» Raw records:
++++++++
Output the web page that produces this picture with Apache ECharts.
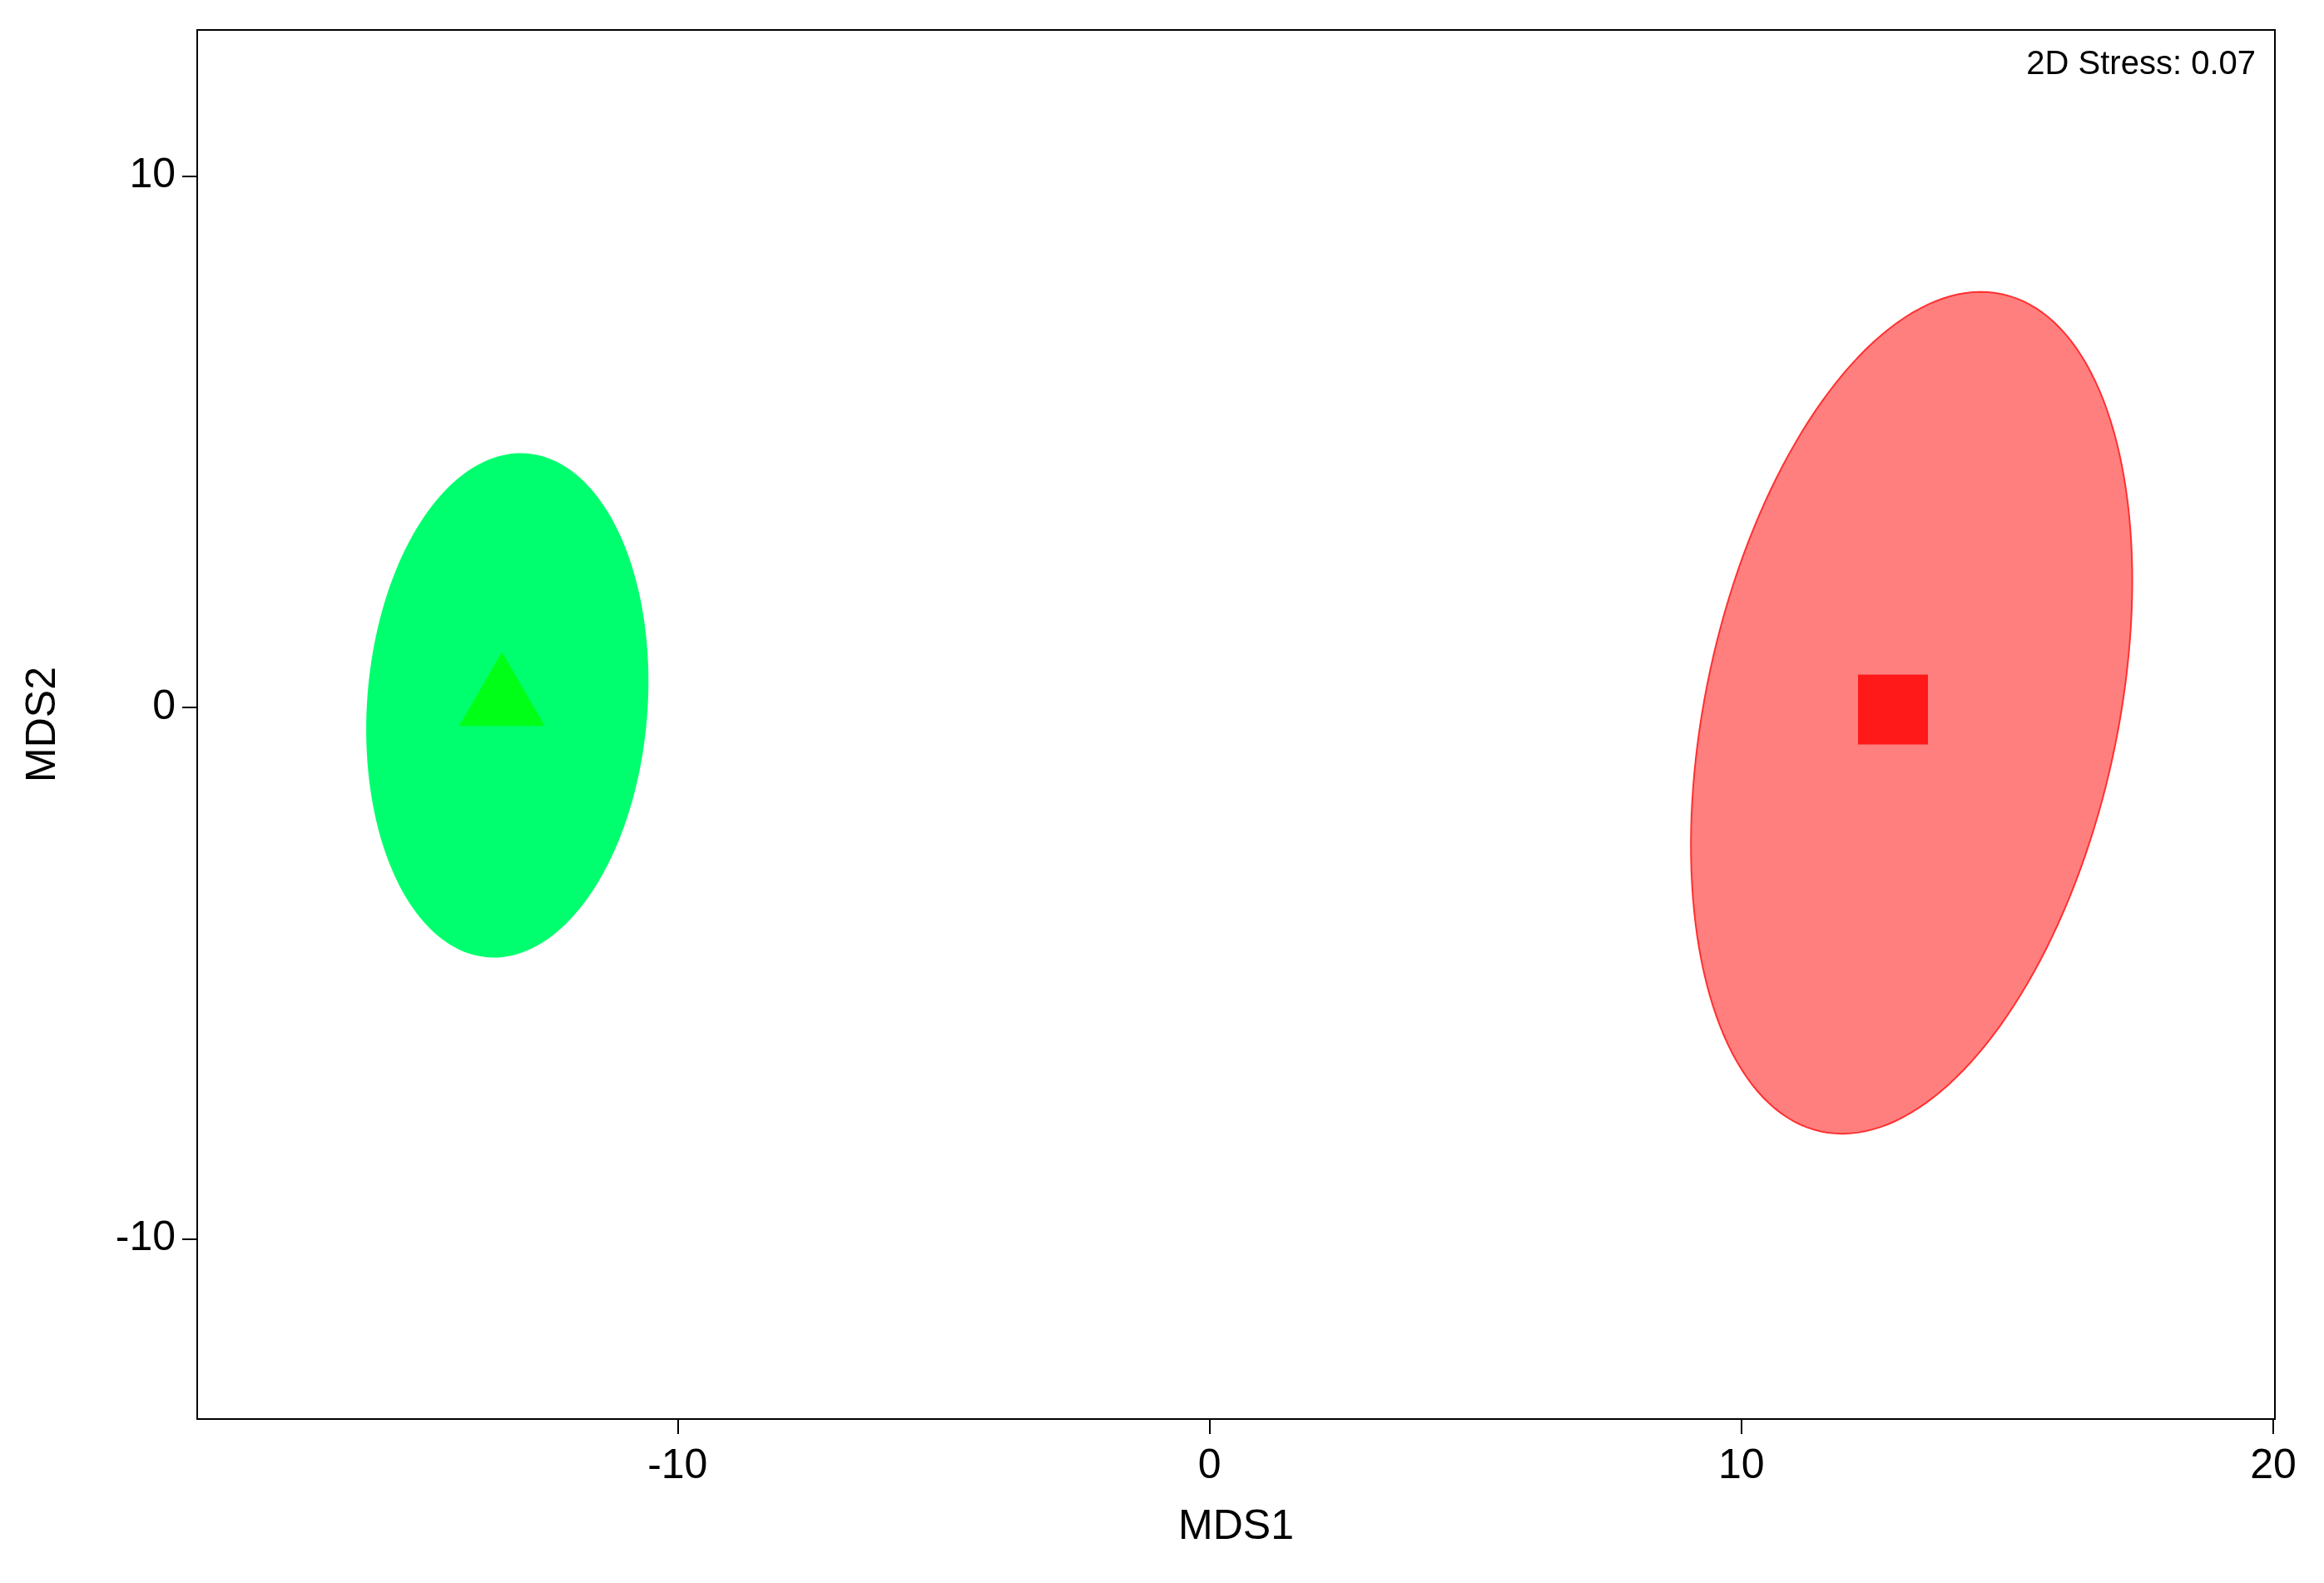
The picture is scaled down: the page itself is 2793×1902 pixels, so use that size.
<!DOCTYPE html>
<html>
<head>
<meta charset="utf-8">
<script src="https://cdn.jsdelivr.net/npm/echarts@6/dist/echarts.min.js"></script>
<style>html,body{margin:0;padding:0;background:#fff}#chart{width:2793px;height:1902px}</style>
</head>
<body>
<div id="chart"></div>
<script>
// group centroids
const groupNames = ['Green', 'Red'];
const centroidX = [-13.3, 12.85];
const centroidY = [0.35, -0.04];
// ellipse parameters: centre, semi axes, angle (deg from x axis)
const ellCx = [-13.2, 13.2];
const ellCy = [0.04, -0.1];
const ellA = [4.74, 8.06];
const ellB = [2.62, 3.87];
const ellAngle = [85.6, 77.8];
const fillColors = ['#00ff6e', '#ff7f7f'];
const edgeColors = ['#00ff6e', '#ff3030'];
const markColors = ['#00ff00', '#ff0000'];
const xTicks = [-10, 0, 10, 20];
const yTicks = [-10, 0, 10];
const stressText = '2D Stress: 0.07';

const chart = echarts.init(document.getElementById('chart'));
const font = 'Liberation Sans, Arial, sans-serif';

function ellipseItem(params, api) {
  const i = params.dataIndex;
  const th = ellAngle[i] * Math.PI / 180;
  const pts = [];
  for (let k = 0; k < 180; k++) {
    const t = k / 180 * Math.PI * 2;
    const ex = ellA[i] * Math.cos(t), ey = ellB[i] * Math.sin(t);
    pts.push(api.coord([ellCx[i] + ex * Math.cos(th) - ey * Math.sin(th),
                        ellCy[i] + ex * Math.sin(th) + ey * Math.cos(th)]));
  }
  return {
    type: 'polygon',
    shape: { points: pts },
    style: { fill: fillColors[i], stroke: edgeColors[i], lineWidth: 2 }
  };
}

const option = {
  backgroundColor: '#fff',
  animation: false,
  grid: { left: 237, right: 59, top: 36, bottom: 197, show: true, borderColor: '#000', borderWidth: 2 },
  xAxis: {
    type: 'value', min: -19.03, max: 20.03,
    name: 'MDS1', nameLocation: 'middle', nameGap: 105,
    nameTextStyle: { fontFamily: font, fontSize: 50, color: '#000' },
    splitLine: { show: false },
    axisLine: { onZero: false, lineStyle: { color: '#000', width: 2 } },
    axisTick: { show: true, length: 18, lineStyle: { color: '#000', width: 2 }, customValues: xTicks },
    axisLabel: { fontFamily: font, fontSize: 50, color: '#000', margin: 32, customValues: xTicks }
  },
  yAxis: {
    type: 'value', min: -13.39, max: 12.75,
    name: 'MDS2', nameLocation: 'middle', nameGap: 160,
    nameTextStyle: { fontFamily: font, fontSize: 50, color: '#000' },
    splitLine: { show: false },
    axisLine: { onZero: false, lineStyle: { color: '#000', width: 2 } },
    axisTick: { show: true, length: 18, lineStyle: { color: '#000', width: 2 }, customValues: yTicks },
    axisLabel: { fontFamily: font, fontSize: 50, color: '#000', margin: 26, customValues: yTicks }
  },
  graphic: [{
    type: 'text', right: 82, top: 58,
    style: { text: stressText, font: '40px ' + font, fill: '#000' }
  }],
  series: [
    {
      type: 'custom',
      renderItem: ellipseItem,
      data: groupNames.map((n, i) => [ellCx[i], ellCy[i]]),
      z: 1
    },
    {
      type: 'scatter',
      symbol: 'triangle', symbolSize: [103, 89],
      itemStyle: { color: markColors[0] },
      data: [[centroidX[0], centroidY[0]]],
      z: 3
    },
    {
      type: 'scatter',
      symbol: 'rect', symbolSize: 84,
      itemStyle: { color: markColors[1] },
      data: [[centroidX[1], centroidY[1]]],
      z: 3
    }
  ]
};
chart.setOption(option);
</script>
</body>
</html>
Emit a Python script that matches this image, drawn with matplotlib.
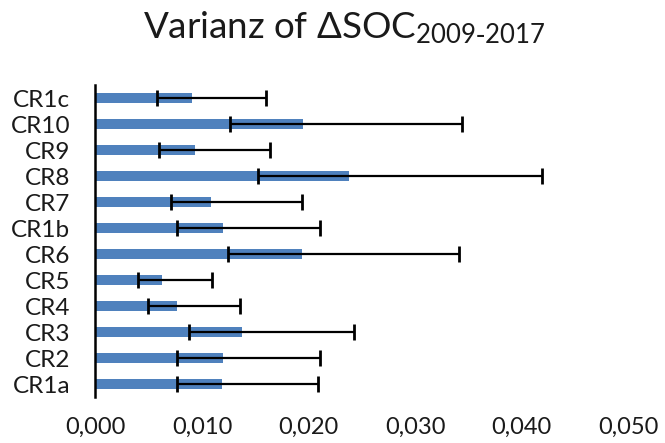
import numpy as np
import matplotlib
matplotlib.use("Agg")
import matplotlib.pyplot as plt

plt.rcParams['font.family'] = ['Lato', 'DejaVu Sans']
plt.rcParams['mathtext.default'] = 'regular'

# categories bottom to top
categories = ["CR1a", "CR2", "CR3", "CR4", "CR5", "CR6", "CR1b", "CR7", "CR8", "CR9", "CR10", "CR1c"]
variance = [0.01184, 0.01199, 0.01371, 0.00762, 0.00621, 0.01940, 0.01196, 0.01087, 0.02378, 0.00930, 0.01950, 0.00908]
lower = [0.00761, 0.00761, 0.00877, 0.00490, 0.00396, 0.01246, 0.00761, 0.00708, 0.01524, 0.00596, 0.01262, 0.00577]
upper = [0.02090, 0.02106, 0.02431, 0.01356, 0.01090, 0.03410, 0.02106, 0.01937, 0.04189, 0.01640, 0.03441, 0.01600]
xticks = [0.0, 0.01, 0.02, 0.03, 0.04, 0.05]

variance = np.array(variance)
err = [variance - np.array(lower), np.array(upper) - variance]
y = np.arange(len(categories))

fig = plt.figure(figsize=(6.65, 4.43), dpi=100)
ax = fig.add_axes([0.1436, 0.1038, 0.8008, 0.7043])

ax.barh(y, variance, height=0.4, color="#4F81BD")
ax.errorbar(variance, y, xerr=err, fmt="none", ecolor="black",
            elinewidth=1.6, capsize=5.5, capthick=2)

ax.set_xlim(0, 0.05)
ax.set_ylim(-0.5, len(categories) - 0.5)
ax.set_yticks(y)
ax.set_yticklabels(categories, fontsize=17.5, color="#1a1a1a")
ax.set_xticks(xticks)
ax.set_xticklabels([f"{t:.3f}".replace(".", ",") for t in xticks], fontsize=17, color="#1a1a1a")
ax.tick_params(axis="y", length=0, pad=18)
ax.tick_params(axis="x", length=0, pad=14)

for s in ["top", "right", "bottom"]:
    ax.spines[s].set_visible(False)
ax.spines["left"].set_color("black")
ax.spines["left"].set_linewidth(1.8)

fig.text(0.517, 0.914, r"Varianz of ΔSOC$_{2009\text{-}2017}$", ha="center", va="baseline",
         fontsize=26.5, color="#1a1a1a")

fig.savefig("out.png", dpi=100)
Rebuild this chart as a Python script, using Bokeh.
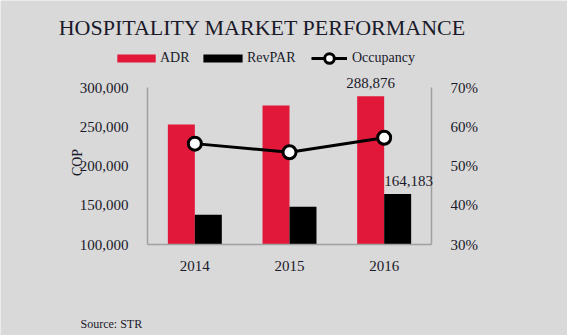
++++++++
» Given task: Reproduce the material in full, word for word, and omit the pictures.

» Answer to this task:
Output the web page that produces this picture with Apache ECharts.
The picture is scaled down: the page itself is 2793×1902 pixels, so use that size.
<!DOCTYPE html>
<html>
<head>
<meta charset="utf-8">
<script src="https://cdn.jsdelivr.net/npm/echarts@6/dist/echarts.min.js"></script>
<style>html,body{margin:0;padding:0;background:#fff}#chart{width:2793px;height:1902px}</style>
</head>
<body>
<div id="chart"></div>
<script>
// group centroids
const groupNames = ['Green', 'Red'];
const centroidX = [-13.3, 12.85];
const centroidY = [0.35, -0.04];
// ellipse parameters: centre, semi axes, angle (deg from x axis)
const ellCx = [-13.2, 13.2];
const ellCy = [0.04, -0.1];
const ellA = [4.74, 8.06];
const ellB = [2.62, 3.87];
const ellAngle = [85.6, 77.8];
const fillColors = ['#00ff6e', '#ff7f7f'];
const edgeColors = ['#00ff6e', '#ff3030'];
const markColors = ['#00ff00', '#ff0000'];
const xTicks = [-10, 0, 10, 20];
const yTicks = [-10, 0, 10];
const stressText = '2D Stress: 0.07';

const chart = echarts.init(document.getElementById('chart'));
const font = 'Liberation Sans, Arial, sans-serif';

function ellipseItem(params, api) {
  const i = params.dataIndex;
  const th = ellAngle[i] * Math.PI / 180;
  const pts = [];
  for (let k = 0; k < 180; k++) {
    const t = k / 180 * Math.PI * 2;
    const ex = ellA[i] * Math.cos(t), ey = ellB[i] * Math.sin(t);
    pts.push(api.coord([ellCx[i] + ex * Math.cos(th) - ey * Math.sin(th),
                        ellCy[i] + ex * Math.sin(th) + ey * Math.cos(th)]));
  }
  return {
    type: 'polygon',
    shape: { points: pts },
    style: { fill: fillColors[i], stroke: edgeColors[i], lineWidth: 2 }
  };
}

const option = {
  backgroundColor: '#fff',
  animation: false,
  grid: { left: 237, right: 59, top: 36, bottom: 197, show: true, borderColor: '#000', borderWidth: 2 },
  xAxis: {
    type: 'value', min: -19.03, max: 20.03,
    name: 'MDS1', nameLocation: 'middle', nameGap: 105,
    nameTextStyle: { fontFamily: font, fontSize: 50, color: '#000' },
    splitLine: { show: false },
    axisLine: { onZero: false, lineStyle: { color: '#000', width: 2 } },
    axisTick: { show: true, length: 18, lineStyle: { color: '#000', width: 2 }, customValues: xTicks },
    axisLabel: { fontFamily: font, fontSize: 50, color: '#000', margin: 32, customValues: xTicks }
  },
  yAxis: {
    type: 'value', min: -13.39, max: 12.75,
    name: 'MDS2', nameLocation: 'middle', nameGap: 160,
    nameTextStyle: { fontFamily: font, fontSize: 50, color: '#000' },
    splitLine: { show: false },
    axisLine: { onZero: false, lineStyle: { color: '#000', width: 2 } },
    axisTick: { show: true, length: 18, lineStyle: { color: '#000', width: 2 }, customValues: yTicks },
    axisLabel: { fontFamily: font, fontSize: 50, color: '#000', margin: 26, customValues: yTicks }
  },
  graphic: [{
    type: 'text', right: 82, top: 58,
    style: { text: stressText, font: '40px ' + font, fill: '#000' }
  }],
  series: [
    {
      type: 'custom',
      renderItem: ellipseItem,
      data: groupNames.map((n, i) => [ellCx[i], ellCy[i]]),
      z: 1
    },
    {
      type: 'scatter',
      symbol: 'triangle', symbolSize: [103, 89],
      itemStyle: { color: markColors[0] },
      data: [[centroidX[0], centroidY[0]]],
      z: 3
    },
    {
      type: 'scatter',
      symbol: 'rect', symbolSize: 84,
      itemStyle: { color: markColors[1] },
      data: [[centroidX[1], centroidY[1]]],
      z: 3
    }
  ]
};
chart.setOption(option);
</script>
</body>
</html>
Emit a Python script that matches this image, drawn with matplotlib.
import numpy as np
import matplotlib
matplotlib.use("Agg")
import matplotlib.pyplot as plt

plt.rcParams['font.family'] = ['Lato', 'DejaVu Sans']
plt.rcParams['mathtext.default'] = 'regular'

# categories bottom to top
categories = ["CR1a", "CR2", "CR3", "CR4", "CR5", "CR6", "CR1b", "CR7", "CR8", "CR9", "CR10", "CR1c"]
variance = [0.01184, 0.01199, 0.01371, 0.00762, 0.00621, 0.01940, 0.01196, 0.01087, 0.02378, 0.00930, 0.01950, 0.00908]
lower = [0.00761, 0.00761, 0.00877, 0.00490, 0.00396, 0.01246, 0.00761, 0.00708, 0.01524, 0.00596, 0.01262, 0.00577]
upper = [0.02090, 0.02106, 0.02431, 0.01356, 0.01090, 0.03410, 0.02106, 0.01937, 0.04189, 0.01640, 0.03441, 0.01600]
xticks = [0.0, 0.01, 0.02, 0.03, 0.04, 0.05]

variance = np.array(variance)
err = [variance - np.array(lower), np.array(upper) - variance]
y = np.arange(len(categories))

fig = plt.figure(figsize=(6.65, 4.43), dpi=100)
ax = fig.add_axes([0.1436, 0.1038, 0.8008, 0.7043])

ax.barh(y, variance, height=0.4, color="#4F81BD")
ax.errorbar(variance, y, xerr=err, fmt="none", ecolor="black",
            elinewidth=1.6, capsize=5.5, capthick=2)

ax.set_xlim(0, 0.05)
ax.set_ylim(-0.5, len(categories) - 0.5)
ax.set_yticks(y)
ax.set_yticklabels(categories, fontsize=17.5, color="#1a1a1a")
ax.set_xticks(xticks)
ax.set_xticklabels([f"{t:.3f}".replace(".", ",") for t in xticks], fontsize=17, color="#1a1a1a")
ax.tick_params(axis="y", length=0, pad=18)
ax.tick_params(axis="x", length=0, pad=14)

for s in ["top", "right", "bottom"]:
    ax.spines[s].set_visible(False)
ax.spines["left"].set_color("black")
ax.spines["left"].set_linewidth(1.8)

fig.text(0.517, 0.914, r"Varianz of ΔSOC$_{2009\text{-}2017}$", ha="center", va="baseline",
         fontsize=26.5, color="#1a1a1a")

fig.savefig("out.png", dpi=100)
Rebuild this chart as a Python script, using Bokeh.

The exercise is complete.